The composition of two binary relations $R$ and $S$ is the binary relation
\[S \circ R = \{(x, z) : (\exists y : x \,R\, y \,\land\, y \,S\, z) \}.\]This is a set by Separation Schema:
\[S \circ R \subseteq \dom R \times \im S.\]
Let $X$ and $Y$ be two sets. For any binary relation $R$ on $X$ and $Y$,
\[R \circ \id_X = \id_Y \circ R = R.\]
For any binary relations $R$, $S$ and $T$,
\[(R \circ S) \circ T = R \circ (S \circ T).\]
For any functions $f$ and $g$ on a set $X$, $f \circ g$ is also a function on $X$.
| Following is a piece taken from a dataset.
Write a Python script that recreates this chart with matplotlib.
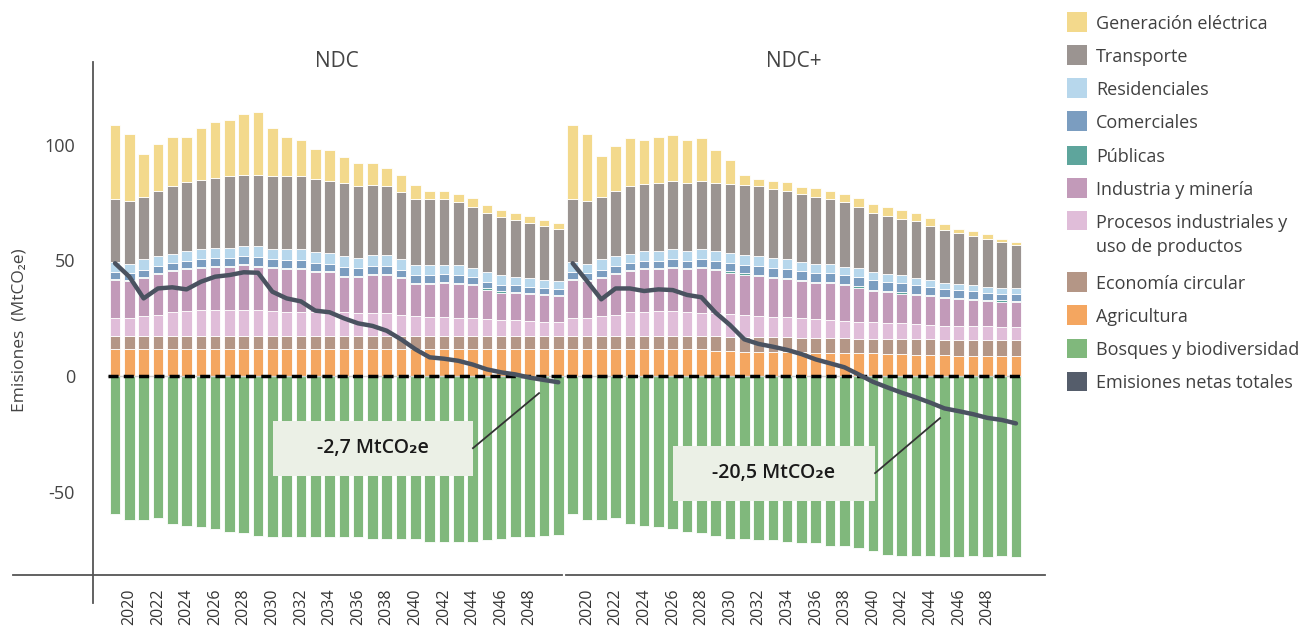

As a corollary of associativity of $\circ$ and Proposition 1:
For any set $X$, $(\rel(X, X), \circ)$ is a monoid with neutral element $\id_X$.
As a corollary of Proposition 1 and SUB-MOID > Proposition 1:
For any set $X$, $\fun(X, X)$ is a submonoid of $\rel(X, X)$ with neutral element $\id_X$.
For any binary relations $R$ and $S$,
\[(R \circ S)^{-1} = S^{-1} \circ R^{-1}.\]